How Do You Cook a Center-Cut Pork Roast? A Simple Guide to Juicy, Flavorful Perfection

Cooking a center-cut pork roast can seem intimidating, but with the right approach, you’ll end up with a juicy, tender, and flavorful meal that’s perfect for any occasion. Whether you’re a beginner or just looking to improve your technique, this guide will walk you through everything you need to know to cook a center-cut pork roast like a pro.

What Is a Center-Cut Pork Roast?

The center-cut pork roast is typically taken from the loin, the lean, tender part of the pig running along the back. It’s prized for its mild flavor and tender texture, making it a favorite for roasting. Because it’s leaner than shoulder cuts, it requires careful cooking to prevent dryness.

Preparing Your Pork Roast

1. Bring to Room Temperature

Before cooking, take the pork roast out of the refrigerator and let it sit at room temperature for about 30 to 60 minutes. This helps it cook more evenly throughout.

2. Pat Dry and Season

Use paper towels to pat the roast dry. This step is crucial for getting a nice crust when searing or roasting. Then, generously season the pork with salt and pepper, and add your favorite herbs and spices. A classic rub might include garlic powder, paprika, thyme, sage, and black pepper. You can also mix olive oil with fresh rosemary and thyme for a fragrant coating.

Cooking Methods for Center-Cut Pork Roast

Oven Roasting (Simple and Reliable)

Preheat your oven to 425°F (220°C).

– Place the seasoned pork on a wire rack over a baking sheet to allow air circulation.

– Roast for 15 minutes at 425°F to develop a golden crust.

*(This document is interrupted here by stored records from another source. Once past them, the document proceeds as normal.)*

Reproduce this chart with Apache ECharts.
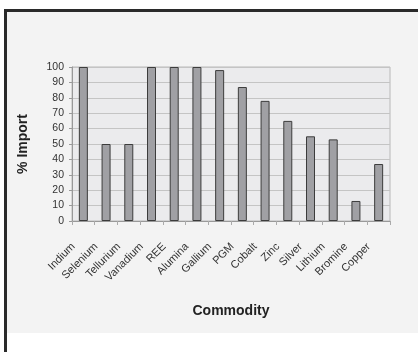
<!DOCTYPE html>
<html><head><meta charset="utf-8">
<script src="https://cdn.jsdelivr.net/npm/echarts@6/dist/echarts.min.js"></script>
<style>html,body{margin:0;padding:0;background:#fff}#c{width:418px;height:352px}</style>
</head><body><div id="c"></div>
<script>
const categories = ['Indium','Selenium','Tellurium','Vanadium','REE','Alumina','Gallium','PGM','Cobalt','Zinc','Silver','Lithium','Bromine','Copper'];
const importPct = [100,50,50,100,100,100,98,87,78,65,55,53,13,37];
const yTicks = {min:0, max:100, interval:10};

const chart = echarts.init(document.getElementById('c'), null, {renderer:'canvas'});
chart.setOption({
  animation:false,
  backgroundColor:'#ffffff',
  graphic:[
    {type:'rect', shape:{x:7,y:12,width:411,height:321}, style:{fill:'#f3f3f3'}, z:-10},
    {type:'rect', shape:{x:4,y:9,width:3,height:343}, style:{fill:'#2a2a2a'}, z:-9},
    {type:'rect', shape:{x:4,y:9,width:414,height:3}, style:{fill:'#2a2a2a'}, z:-9}
  ],
  grid:{left:72, top:67, width:318, height:154, backgroundColor:'#ebebed', show:true, borderColor:'#b8b8b8', borderWidth:1},
  xAxis:{
    type:'category', data:categories,
    name:'Commodity', nameLocation:'middle', nameGap:83,
    nameTextStyle:{fontFamily:'Liberation Sans', fontWeight:'bold', fontSize:14, color:'#222'},
    axisLine:{lineStyle:{color:'#999', width:1}},
    axisTick:{show:true, length:4, lineStyle:{color:'#aaa'}},
    axisLabel:{rotate:45, fontFamily:'Liberation Sans', fontSize:11, color:'#333', margin:14, padding:[0,14,0,0], interval:0}
  },
  yAxis:{
    type:'value', min:yTicks.min, max:yTicks.max, interval:yTicks.interval,
    name:'% Import', nameLocation:'middle', nameGap:42,
    nameTextStyle:{fontFamily:'Liberation Sans', fontWeight:'bold', fontSize:14, color:'#222'},
    axisLine:{show:true, lineStyle:{color:'#999'}},
    axisTick:{show:true, length:3, lineStyle:{color:'#999'}},
    axisLabel:{fontFamily:'Liberation Sans', fontSize:10.5, color:'#333', margin:8},
    splitLine:{lineStyle:{color:'#c4c4c4', width:1}}
  },
  series:[{
    type:'bar', data:importPct, barWidth:9,
    itemStyle:{color:'#a0a0a4', borderColor:'#3c3c3c', borderWidth:1}
  }]
});
</script></body></html>
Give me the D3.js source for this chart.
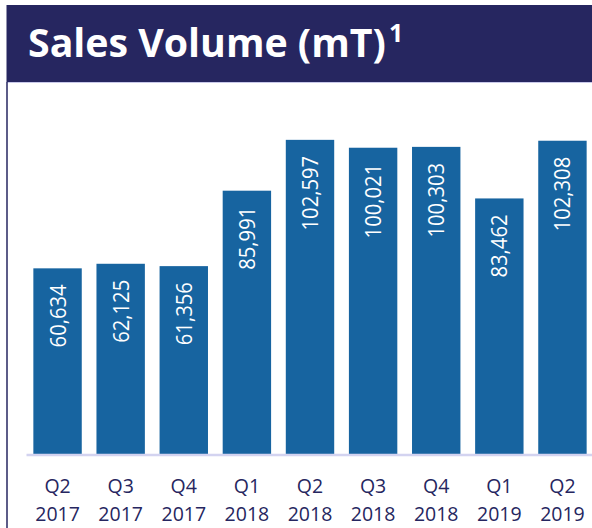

– Lower the oven temperature to 375°F (190°C) and continue roasting until the internal temperature reaches 145°F (63°C). This usually takes about 25 minutes per pound.

– Remove the roast and tent it loosely with foil. Let it rest for 15-20 minutes to allow juices to redistribute, ensuring moist, tender slices.

Searing and Roasting for Extra Flavor

– Preheat oven to 375°F (190°C).

– Pat the pork dry and rub it with a spice mix including garlic powder, onion powder, smoked paprika, salt, and pepper.

– Heat oil in a skillet over medium-high heat and sear the pork on all sides until deeply browned (about 4 minutes per side).

– Transfer the pork to a roasting pan, add fresh herbs like rosemary and thyme, and pour chicken broth around (not over) the pork.

– Roast until the internal temperature reaches 140°F (60°C), then rest for 15 minutes (temperature will rise to 145°F).

– Optional: Use pan drippings to make a creamy mustard sauce for serving.

Slow Roasting for Tenderness

– Preheat oven to 350°F (175°C).

– Rub the pork with olive oil, garlic powder, salt, and pepper.

– Sear the pork in a skillet until golden brown on all sides.

– Place in a roasting pan with apple juice, white wine, orange juice, and fresh herbs.

– Cover with foil and roast for about 2 hours.

– Add vegetables like carrots and potatoes around the roast, cover again, and roast for another 1.5 to 2 hours until the pork reaches 145°F.

– Optional: Broil for a few minutes at the end to crisp the exterior.

Tips for Perfect Pork Roast

Use a meat thermometer to avoid overcooking. Pork is safe and juicy at 145°F.

Rest the meat after cooking. Cutting too soon causes juices to escape, resulting in dry meat.

Don’t cover the roast tightly during cooking unless the top is browning too quickly; loosely tent with foil if needed.

Add aromatics and vegetables like onions, garlic, apples, carrots, and potatoes to the roasting pan for extra flavor and a complete meal.

Serving Suggestions

Slice your pork roast against the grain for maximum tenderness. Serve with roasted vegetables, mashed potatoes, or a fresh salad. If you made a pan sauce or gravy, drizzle it over the slices for a delicious finishing touch.

Cooking a center-cut pork roast is straightforward when you follow these steps. With proper seasoning, careful roasting, and a little patience for resting, you’ll enjoy a juicy, flavorful pork roast every time. Happy cooking!